══ MATERIAL PROVIDED ══
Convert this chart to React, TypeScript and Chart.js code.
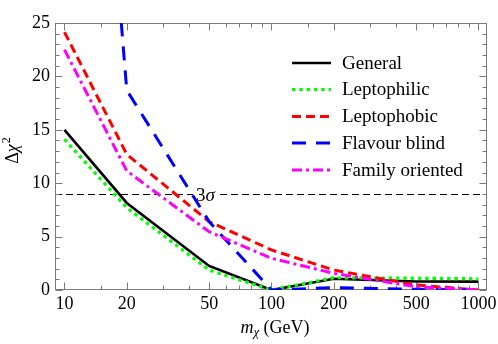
import React, { useEffect, useRef } from "react";
import { Chart, registerables } from "chart.js";

Chart.register(...registerables);

const masses = [10, 20, 50, 100, 200, 500, 1000];
const general = [15, 8.15, 2.25, 0, 1.05, 0.8, 0.78];
const leptophilic = [14.1, 7.7, 1.87, 0, 1.15, 1.1, 1.05];
const leptophobic = [24.15, 12.7, 6.4, 3.75, 1.87, 0.47, 0];
const flavourBlind = [90, 18.7, 6.4, 0, 0.22, 0.06, 0];
const familyOriented = [22.5, 11.15, 5.45, 2.97, 1.56, 0.3, 0];

const seriesLabels = ["General", "Leptophilic", "Leptophobic", "Flavour blind", "Family oriented"];
const xTickLabels = ["10", "20", "50", "100", "200", "500", "1000"];
const xMajorTicks = [10, 20, 50, 100, 200, 500, 1000];
const xMinorTicks = [15, 30, 40, 60, 70, 80, 90, 150, 300, 400, 600, 700, 800, 900];
const yTickLabels = ["0", "5", "10", "15", "20", "25"];
const yMajorTicks = [0, 5, 10, 15, 20, 25];
const sigmaLine = 9;

const colors = ["#000000", "#00ff00", "#ff0000", "#0000ff", "#ff00ff"];
const dashes: number[][] = [[], [3.5, 3.8], [9, 5], [14, 10], [10, 4, 3, 4]];
const widths = [2.6, 3.2, 3, 3, 3];

const FRAME = "#7a7a7a";
const SERIF = '"Liberation Serif", "Times New Roman", serif';

function toPts(vals: number[]) {
  return masses.map((m, i) => ({ x: m, y: vals[i] }));
}

const decorPlugin = {
  id: "decor",
  beforeDatasetsDraw(chart: any) {
    const ctx = chart.ctx as CanvasRenderingContext2D;
    const a = chart.chartArea;
    const xs = chart.scales.x;
    const ys = chart.scales.y;
    ctx.save();
    // 3 sigma dashed line
    const ySig = Math.round(ys.getPixelForValue(sigmaLine)) + 0.5;
    ctx.strokeStyle = "#000";
    ctx.lineWidth = 1;
    ctx.setLineDash([7, 4]);
    ctx.beginPath();
    ctx.moveTo(a.left, ySig);
    ctx.lineTo(a.right, ySig);
    ctx.stroke();
    ctx.setLineDash([]);
    // 3σ label with white background
    ctx.font = `19px ${SERIF}`;
    const w3 = ctx.measureText("3").width;
    ctx.font = `italic 19px ${SERIF}`;
    const ws = ctx.measureText("σ").width;
    const cx = xs.getPixelForValue(48);
    const x0 = cx - (w3 + ws) / 2;
    ctx.fillStyle = "#fff";
    ctx.fillRect(x0 - 3, ySig - 7, w3 + ws + 6, 14);
    ctx.fillStyle = "#000";
    ctx.textBaseline = "alphabetic";
    ctx.textAlign = "left";
    ctx.font = `19px ${SERIF}`;
    ctx.fillText("3", x0, ySig + 6.5);
    ctx.font = `italic 19px ${SERIF}`;
    ctx.fillText("σ", x0 + w3, ySig + 6.5);

    // frame
    ctx.strokeStyle = FRAME;
    ctx.lineWidth = 1;
    const L = Math.round(a.left) + 0.5, R = Math.round(a.right) - 0.5;
    const T = Math.round(a.top) + 0.5, B = Math.round(a.bottom) - 0.5;
    ctx.strokeRect(L, T, R - L, B - T);
    // x ticks
    const tickX = (v: number, len: number) => {
      const px = Math.round(xs.getPixelForValue(v)) + 0.5;
      ctx.beginPath();
      ctx.moveTo(px, B);
      ctx.lineTo(px, B - len);
      ctx.moveTo(px, T);
      ctx.lineTo(px, T + len);
      ctx.stroke();
    };
    xMajorTicks.forEach((v) => tickX(v, 7));
    xMinorTicks.forEach((v) => tickX(v, 4));
    const tickY = (v: number, len: number) => {
      const py = Math.round(ys.getPixelForValue(v)) + 0.5;
      ctx.beginPath();
      ctx.moveTo(L, py);
      ctx.lineTo(L + len, py);
      ctx.moveTo(R, py);
      ctx.lineTo(R - len, py);
      ctx.stroke();
    };
    for (let v = 0; v <= 25; v++) tickY(v, v % 5 === 0 ? 7 : 4);
    ctx.restore();
  },
  afterDraw(chart: any) {
    const ctx = chart.ctx as CanvasRenderingContext2D;
    const a = chart.chartArea;
    const xs = chart.scales.x;
    const ys = chart.scales.y;
    ctx.save();
    ctx.fillStyle = "#000";
    // tick labels
    ctx.font = `18px ${SERIF}`;
    ctx.textAlign = "center";
    ctx.textBaseline = "middle";
    xMajorTicks.forEach((v, i) => {
      ctx.fillText(xTickLabels[i], xs.getPixelForValue(v), a.bottom + 14);
    });
    ctx.textAlign = "right";
    yMajorTicks.forEach((v, i) => {
      ctx.fillText(yTickLabels[i], a.left - 5, ys.getPixelForValue(v));
    });
    // x title: m_χ (GeV)
    ctx.textAlign = "left";
    ctx.textBaseline = "alphabetic";
    ctx.font = `italic 18px ${SERIF}`;
    const wm = ctx.measureText("m").width;
    ctx.font = `italic 13px ${SERIF}`;
    const wc = ctx.measureText("χ").width;
    ctx.font = `18px ${SERIF}`;
    const wg = ctx.measureText(" (GeV)").width;
    const tx = 275 - (wm + wc + wg) / 2;
    const by = 333;
    ctx.font = `italic 18px ${SERIF}`;
    ctx.fillText("m", tx, by);
    ctx.font = `italic 13px ${SERIF}`;
    ctx.fillText("χ", tx + wm, by + 3);
    ctx.font = `18px ${SERIF}`;
    ctx.fillText(" (GeV)", tx + wm + wc, by);
    // y title: Δχ²
    ctx.save();
    ctx.font = `18px ${SERIF}`;
    const wd = ctx.measureText("Δ").width;
    ctx.font = `italic 18px ${SERIF}`;
    const wx = ctx.measureText("χ").width;
    ctx.font = `12px ${SERIF}`;
    const w2 = ctx.measureText("2").width;
    const total = wd + wx + w2;
    ctx.translate(18, 151 + total / 2);
    ctx.rotate(-Math.PI / 2);
    ctx.font = `18px ${SERIF}`;
    ctx.fillText("Δ", 0, 0);
    ctx.font = `italic 18px ${SERIF}`;
    ctx.fillText("χ", wd, 0);
    ctx.font = `12px ${SERIF}`;
    ctx.fillText("2", wd + wx + 1, -8);
    ctx.restore();
    // legend
    const lx0 = 292, lx1 = 331, tx0 = 342;
    const rows = [63, 89.5, 116.5, 143, 170];
    ctx.font = `19px ${SERIF}`;
    ctx.textBaseline = "middle";
    ctx.textAlign = "left";
    chart.data.datasets.forEach((ds: any, i: number) => {
      const y = rows[i];
      ctx.strokeStyle = ds.borderColor;
      ctx.lineWidth = ds.borderWidth;
      ctx.setLineDash(ds.borderDash || []);
      ctx.beginPath();
      ctx.moveTo(lx0, y);
      ctx.lineTo(lx1, y);
      ctx.stroke();
      ctx.setLineDash([]);
      ctx.fillStyle = "#000";
      ctx.fillText(ds.label, tx0, y + 1);
    });
    ctx.restore();
  },
};

export default function App() {
  const ref = useRef<HTMLCanvasElement | null>(null);
  useEffect(() => {
    if (!ref.current) return;
    const seriesData = [general, leptophilic, leptophobic, flavourBlind, familyOriented];
    const chart = new Chart(ref.current, {
      type: "line",
      data: {
        datasets: seriesData.map((vals, i) => ({
          label: seriesLabels[i],
          data: toPts(vals),
          borderColor: colors[i],
          backgroundColor: colors[i],
          borderWidth: widths[i],
          borderDash: dashes[i],
          pointRadius: 0,
          tension: 0,
          fill: false,
          order: 5 - i,
          borderCapStyle: "butt",
          borderJoinStyle: "miter",
        })),
      },
      options: {
        responsive: false,
        animation: false,
        events: [],
        layout: { padding: { left: 55, right: 11, top: 23, bottom: 54 } },
        plugins: { legend: { display: false }, tooltip: { enabled: false }, title: { display: false } },
        scales: {
          x: { type: "logarithmic", min: 9, max: 1100, display: false },
          y: { type: "linear", min: 0, max: 25, display: false },
        },
      },
      plugins: [decorPlugin],
    } as any);
    return () => chart.destroy();
  }, []);
  return (
    <div style={{ position: "absolute", left: 0, top: 0, width: 498, height: 344, background: "#fff" }}>
      <canvas ref={ref} width={498} height={344} style={{ width: 498, height: 344, display: "block" }} />
    </div>
  );
}
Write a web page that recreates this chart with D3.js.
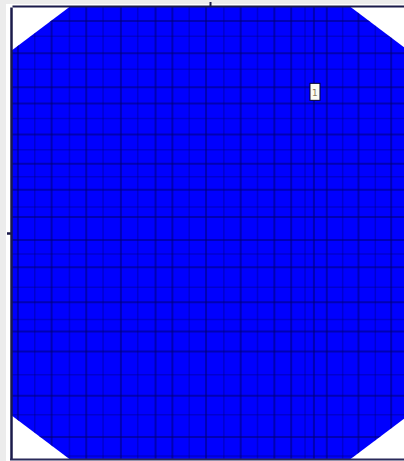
═══
Only the lines from the start of the records to the one containing "Chart.register(...registerables);" should be repeated, exactly and with both ends kept; drop any pictures.

Convert this chart to React, TypeScript and Chart.js code.
import React, { useEffect, useRef } from "react";
import { Chart, registerables } from "chart.js";

Chart.register(...registerables);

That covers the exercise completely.